2026-03-15 - RES-002: OpenClaw-RL — Directive Signals in Conversations

Citation

Yinjie Wang, Xuyang Chen, et al. "OpenClaw-RL: Train Any Agent Simply by Talking." arXiv: 2603.10165, March 2026.

Key Findings

Every interaction with an AI agent produces "next-state signals" — user replies, re-queries, explicit corrections — that are universal gold for training but typically ignored.
Current RL systems focus on final outcomes (success/failure) but discard the rich "directive signals" in human corrections. This is akin to a student ignoring a teacher's notes on a graded paper.
The framework extracts both evaluative (how well did it work?) and directive (how should it change?) information from conversation signals.
Applied to chat agents, models get smarter just by being interacted with — learning from user fixes without manual data labeling.

The Core Argument

Human corrections in conversations are the highest-quality training signal available — and current systems throw it away.

Why It Matters to Us

This paper describes, in RL terms, a signal our flywheel (ADR-047) and the docs-meta initiative already capture by hand:

The flywheel IS manual OpenClaw-RL. Every time Tim corrects a strategist — "no, the NAS roles are reversed," "read the spec before asserting facts" — that correction gets written into session states, concept-checks, lessons, and memory files. We don't feed it back into model weights (we can't), but we persist it in documentation so the next session inherits the correction. The paper says this signal is gold; we already treat it as gold.
The conversation archive is an asset, not history. The JSONL conversation archive contains thousands of directive signals — corrections, re-queries, "no not that, instead do..." moments. With 1M context, old sessions can be fully re-read. This is the raw correction data the paper says current systems waste.
docs-meta is the retrieval infrastructure. The conversation archive is locked in JSONL files that nobody can search. docs-meta (the planned vault — gitignored, invisible to engineer roles, curated session index) makes this data findable and usable. RES-002 is the research context that informed building docs-meta.
The compounding is real. At the time of writing: 143 str-takase sessions, 83 str-ishizue, 41 str-mamori — each session's corrections compounding into the next (every count higher today). The project's documentation IS the learned model — not weights in a neural network, but structured knowledge in files. Same function, different substrate.

Empirical Confirmation (RES-008, 2026-03-26)

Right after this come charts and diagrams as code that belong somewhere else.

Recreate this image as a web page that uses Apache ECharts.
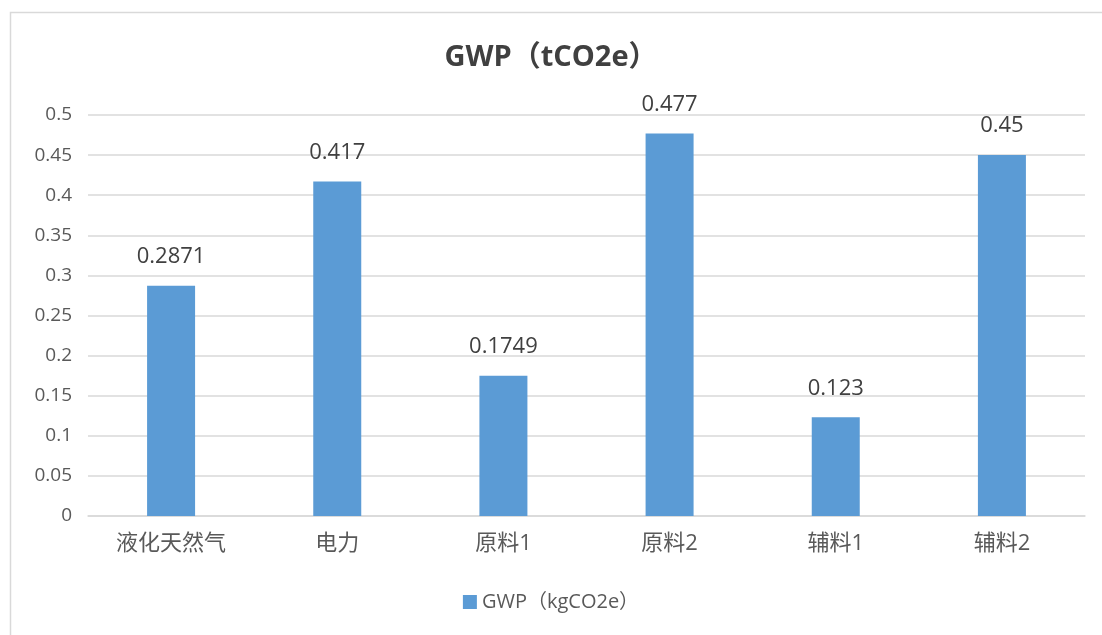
<!DOCTYPE html>
<html>
<head>
<meta charset="utf-8">
<script src="https://cdn.jsdelivr.net/npm/echarts@6/dist/echarts.min.js"></script>
<style>
  html, body { margin: 0; padding: 0; background: #fff; }
  #chart { width: 1102px; height: 635px; }
</style>
</head>
<body>
<div id="chart"></div>
<script>
// 数据
var categories = ["液化天然气", "电力", "原料1", "原料2", "辅料1", "辅料2"];
var gwpValues = [0.2871, 0.417, 0.1749, 0.477, 0.123, 0.45];
var seriesName = "GWP（kgCO2e）";
var titleText = "GWP（tCO2e）";

var fontFamily = "'Open Sans', 'Noto Sans CJK SC', sans-serif";

var myChart = echarts.init(document.getElementById("chart"));
var option = {
  animation: false,
  backgroundColor: "#fff",
  graphic: [
    {
      type: "rect",
      shape: { x: 10.5, y: 12.5, width: 1200, height: 700 },
      style: { fill: "none", stroke: "#d9d9d9", lineWidth: 1.5 },
      silent: true
    }
  ],
  title: {
    text: titleText,
    left: "center",
    top: 38,
    textStyle: {
      color: "#404040",
      fontSize: 29,
      fontWeight: "bold",
      fontFamily: fontFamily
    }
  },
  grid: {
    left: 88,
    right: 17,
    top: 115,
    bottom: 119
  },
  legend: {
    bottom: 18,
    left: "center",
    icon: "rect",
    itemWidth: 14,
    itemHeight: 14,
    itemGap: 10,
    textStyle: {
      color: "#595959",
      fontSize: 20,
      fontFamily: fontFamily
    },
    data: [seriesName]
  },
  xAxis: {
    type: "category",
    data: categories,
    axisLine: { show: true, lineStyle: { color: "#d9d9d9", width: 1.5 } },
    axisTick: { show: false },
    axisLabel: {
      color: "#595959",
      fontSize: 22,
      margin: 17,
      fontFamily: fontFamily
    }
  },
  yAxis: {
    type: "value",
    min: 0,
    max: 0.5,
    interval: 0.05,
    axisLine: { show: false },
    axisTick: { show: false },
    splitLine: { show: true, lineStyle: { color: "#d9d9d9", width: 1.5 } },
    axisLabel: {
      color: "#595959",
      fontSize: 19,
      margin: 16,
      fontFamily: fontFamily,
      formatter: function (v) {
        return String(parseFloat(v.toFixed(2)));
      }
    }
  },
  series: [
    {
      name: seriesName,
      type: "bar",
      data: gwpValues,
      barWidth: 48,
      itemStyle: { color: "#5B9BD5" },
      label: {
        show: true,
        position: "top",
        distance: 18,
        color: "#404040",
        fontSize: 22,
        fontFamily: fontFamily
      }
    }
  ]
};
myChart.setOption(option);
window.addEventListener("resize", function () {
  myChart.resize();
});
</script>
</body>
</html>
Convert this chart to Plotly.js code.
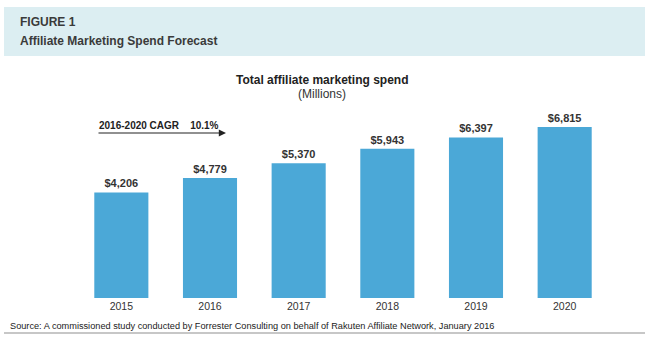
<!DOCTYPE html>
<html>
<head>
<meta charset="utf-8">
<script src="https://cdn.plot.ly/plotly-3.0.1.min.js"></script>
<style>html,body{margin:0;padding:0;background:#fff;}#chart{width:650px;height:344px;}</style>
</head>
<body>
<div id="chart"></div>
<script>
var years = ['2015', '2016', '2017', '2018', '2019', '2020'];
var spend = [4206, 4779, 5370, 5943, 6397, 6815];
var figureLabel = 'FIGURE 1';
var figureTitle = 'Affiliate Marketing Spend Forecast';
var chartTitle = 'Total affiliate marketing spend';
var chartSubtitle = '(Millions)';
var cagrText = '2016-2020 CAGR&nbsp;&nbsp;&nbsp;&nbsp;10.1%';
var sourceText = 'Source: A commissioned study conducted by Forrester Consulting on behalf of Rakuten Affiliate Network, January 2016';

var W = 650, H = 344;
function px(x){ return x / W; }
function py(y){ return 1 - y / H; }
var font = 'Liberation Sans, Arial, sans-serif';

var trace = {
  type: 'bar',
  x: years,
  y: spend,
  marker: {color: '#4ba8d7'},
  text: spend.map(function(v){ return '$' + v.toLocaleString('en-US'); }),
  textposition: 'outside',
  textfont: {family: font, size: 11, color: '#333333', weight: 'bold'},
  cliponaxis: false,
  hoverinfo: 'none'
};

var layout = {
  width: W, height: H,
  margin: {l: 0, r: 0, t: 0, b: 0},
  paper_bgcolor: '#ffffff',
  plot_bgcolor: 'rgba(0,0,0,0)',
  showlegend: false,
  bargap: 0.39,
  font: {family: font, color: '#333333'},
  xaxis: {
    domain: [px(77), px(609)],
    type: 'category',
    showgrid: false, zeroline: false, showline: false,
    ticks: '', ticklen: 0,
    tickfont: {family: font, size: 10.5, color: '#333333'},
    fixedrange: true
  },
  yaxis: {
    domain: [py(298), py(100)],
    range: [0, 7890],
    visible: false,
    fixedrange: true
  },
  shapes: [
    {type: 'rect', xref: 'paper', yref: 'paper', x0: px(4), x1: px(645), y0: py(56), y1: py(7),
     fillcolor: '#dceef2', line: {width: 0}, layer: 'below'},
    {type: 'line', xref: 'paper', yref: 'paper', x0: px(4), x1: px(645), y0: py(333), y1: py(333),
     line: {color: '#b5b5b5', width: 1.5}}
  ],
  annotations: [
    {xref: 'paper', yref: 'paper', x: px(18), y: py(22), xanchor: 'left', yanchor: 'middle',
     text: '<b>' + figureLabel + '</b>', showarrow: false, font: {family: font, size: 12, color: '#3a3a3a'}},
    {xref: 'paper', yref: 'paper', x: px(18), y: py(41), xanchor: 'left', yanchor: 'middle',
     text: '<b>' + figureTitle + '</b>', showarrow: false, font: {family: font, size: 12, color: '#3a3a3a'}},
    {xref: 'paper', yref: 'paper', x: px(322), y: py(80), xanchor: 'center', yanchor: 'middle',
     text: '<b>' + chartTitle + '</b>', showarrow: false, font: {family: font, size: 12, color: '#222222'}},
    {xref: 'paper', yref: 'paper', x: px(322), y: py(94), xanchor: 'center', yanchor: 'middle',
     text: chartSubtitle, showarrow: false, font: {family: font, size: 12, color: '#333333'}},
    {xref: 'paper', yref: 'paper', x: px(97), y: py(125), xanchor: 'left', yanchor: 'middle',
     text: '<b>' + cagrText + '</b>', showarrow: false, font: {family: font, size: 10, color: '#222222'}},
    {xref: 'paper', yref: 'paper', x: px(226), y: py(133), ax: -129, ay: 0, text: '',
     showarrow: true, arrowhead: 2, arrowsize: 1.2, arrowwidth: 1.2, arrowcolor: '#222222'},
    {xref: 'paper', yref: 'paper', x: px(8), y: py(326), xanchor: 'left', yanchor: 'middle',
     text: sourceText, showarrow: false, font: {family: font, size: 9.2, color: '#222222'}}
  ]
};

Plotly.newPlot('chart', [trace], layout, {displayModeBar: false, staticPlot: true});
</script>
</body>
</html>
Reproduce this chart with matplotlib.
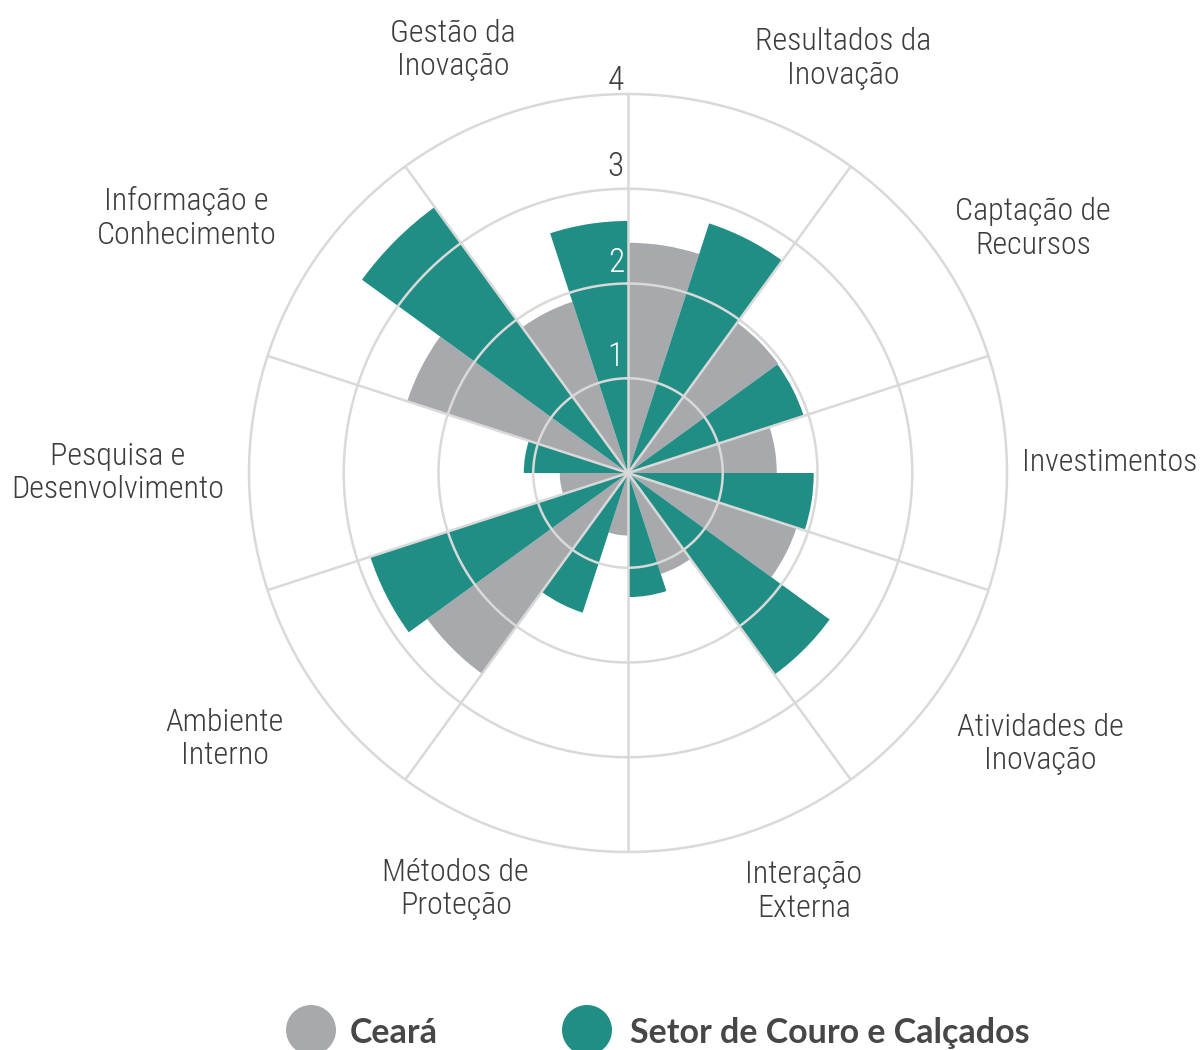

RES-008 used the conversation archive this paper justified building. str-michi searched 121 JSONL session files, extracted Tim's corrections (including profanity as a frustration marker), computed correction rates, and discovered that 83% of AI strategist failures involved documented constraints that weren't consulted. The corrections — the "directive signals" this paper says systems throw away — became the dataset that diagnosed the failure mode.

The prediction that correction data is "universal gold" was confirmed: Tim's profanity turned out to be a precise instrument for measuring system failure rates across 2,371 human messages. The rawest form of human correction was the most analytically useful.

Discovered 2026-03-14. Part of the three-paper arc: RES-001 (why HITM) → RES-002 (why the flywheel works) → RES-003 (why docs-meta is worth building).